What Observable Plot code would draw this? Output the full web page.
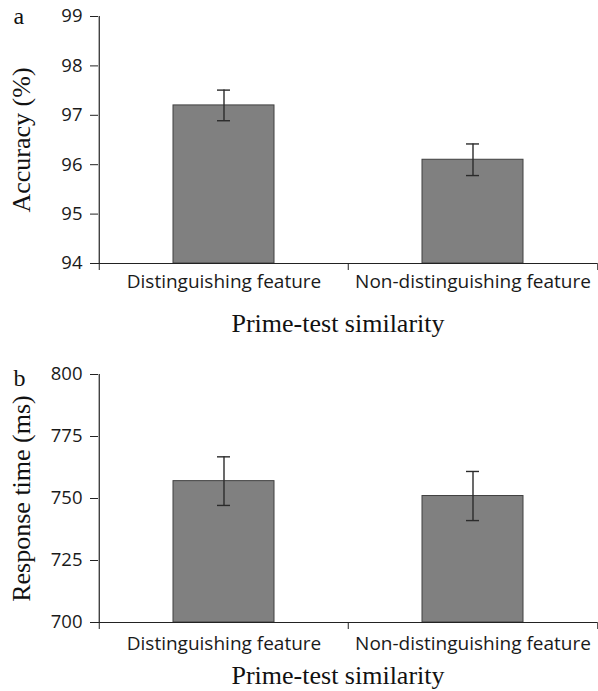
<!DOCTYPE html>
<html>
<head>
<meta charset="utf-8">
<script src="https://cdn.jsdelivr.net/npm/d3@7"></script>
<script src="https://cdn.jsdelivr.net/npm/@observablehq/plot@0.6"></script>
<style>
  html, body { margin: 0; padding: 0; background: #fff; }
  #chart svg { display: block; }
</style>
</head>
<body>
<div id="chart"></div>
<script>
const categories = ["Distinguishing feature", "Non-distinguishing feature"];
const accuracy = [97.2, 96.1];
const accuracyErr = [0.31, 0.32];
const accuracyTicks = [94, 95, 96, 97, 98, 99];
const responseTime = [757, 751];
const responseTimeErr = [9.8, 9.9];
const responseTimeTicks = [700, 725, 750, 775, 800];

const W = 598, ML = 98, MR = 1;
const halfStep = (W - ML - MR) / categories.length / 2;
const sans = "'Open Sans', Lato, sans-serif";
const serif = "'Liberation Serif', 'Times New Roman', serif";

function panel({letter, values, errs, ticks, yTitle, height, marginTop, marginBottom, catPad, titleDy, letterDy}) {
  const dom = [ticks[0], ticks[ticks.length - 1]];
  const rows = categories.map((c, i) => ({cat: c, v: values[i], e: errs[i]}));
  return Plot.plot({
    width: W, height, marginLeft: ML, marginRight: MR, marginTop, marginBottom,
    style: {fontFamily: sans, background: "#fff", color: "#222"},
    x: {domain: categories, paddingInner: 0.595, paddingOuter: 0.2975},
    y: {domain: dom},
    marks: [
      Plot.barY(rows, {x: "cat", y1: dom[0], y2: "v", fill: "#808080", stroke: "#404040", strokeWidth: 1}),
      Plot.ruleX(rows, {x: "cat", y1: d => d.v - d.e, y2: d => d.v + d.e, stroke: "#2b2b2b", strokeWidth: 1.4}),
      Plot.tickY(rows, {x: "cat", y: d => d.v + d.e, insetLeft: 44, insetRight: 44, stroke: "#2b2b2b", strokeWidth: 1.4}),
      Plot.tickY(rows, {x: "cat", y: d => d.v - d.e, insetLeft: 44, insetRight: 44, stroke: "#2b2b2b", strokeWidth: 1.4}),
      Plot.ruleY([dom[0]], {stroke: "#222", strokeWidth: 1.2}),
      Plot.ruleX([categories[0]], {dx: -halfStep, y1: dom[0], y2: dom[1], stroke: "#222", strokeWidth: 1.2}),
      Plot.axisX(categories, {tickSize: 7, dx: -halfStep, tickFormat: () => "", label: null, stroke: "#222"}),
      Plot.axisX([categories[categories.length - 1]], {tickSize: 7, dx: halfStep, tickFormat: () => "", label: null, stroke: "#222"}),
      Plot.axisX({tickSize: 0, tickPadding: catPad, fontSize: 19, fontFamily: sans, fill: "#1a1a1a", label: null}),
      Plot.axisY(ticks, {tickSize: 8, tickPadding: 8, fontSize: 18.5, fontFamily: sans, fill: "#1a1a1a", stroke: "#222", label: null}),
      Plot.text([yTitle], {frameAnchor: "left", dx: -77, rotate: -90, text: d => d, fontFamily: serif, fontSize: 26, fill: "#111", lineAnchor: "middle", textAnchor: "middle"}),
      Plot.text(["Prime-test similarity"], {frameAnchor: "bottom", dx: -10, dy: titleDy, text: d => d, fontFamily: serif, fontSize: 26, fill: "#111", lineAnchor: "bottom", textAnchor: "middle"}),
      Plot.text([letter], {frameAnchor: "top-left", dx: -85, dy: letterDy, text: d => d, fontFamily: serif, fontSize: 24, fill: "#111", lineAnchor: "bottom", textAnchor: "start"})
    ]
  });
}

const chart = document.getElementById("chart");
chart.appendChild(panel({
  letter: "a", values: accuracy, errs: accuracyErr, ticks: accuracyTicks, yTitle: "Accuracy (%)",
  height: 340, marginTop: 16, marginBottom: 77, catPad: 11, titleDy: 68, letterDy: 7
}));
chart.appendChild(panel({
  letter: "b", values: responseTime, errs: responseTimeErr, ticks: responseTimeTicks, yTitle: "Response time (ms)",
  height: 351, marginTop: 34, marginBottom: 69, catPad: 14, titleDy: 61, letterDy: 11
}));
</script>
</body>
</html>
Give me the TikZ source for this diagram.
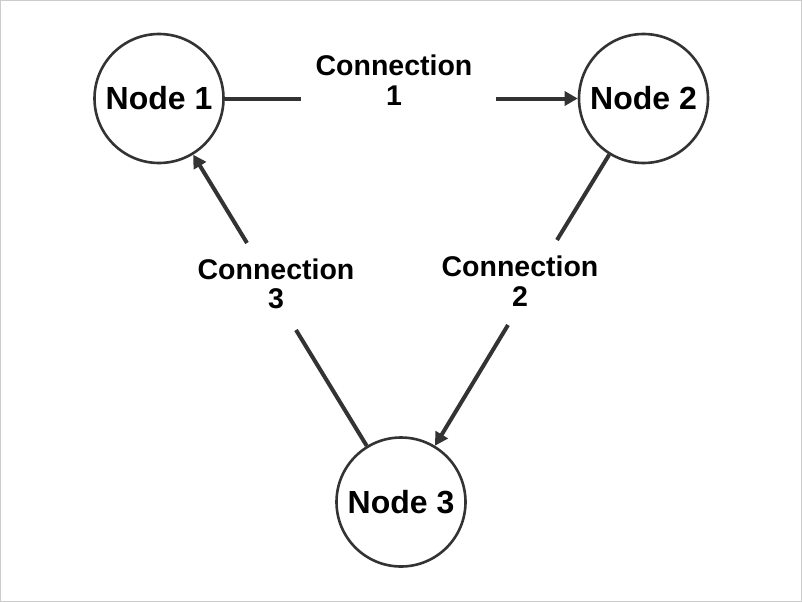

*Stated goal*.
From the material above, gather all lines that include the string "this" and copy them.

*The response*.
What Observable Plot code would draw this? Output the full web page.
Give me the TikZ source for this diagram.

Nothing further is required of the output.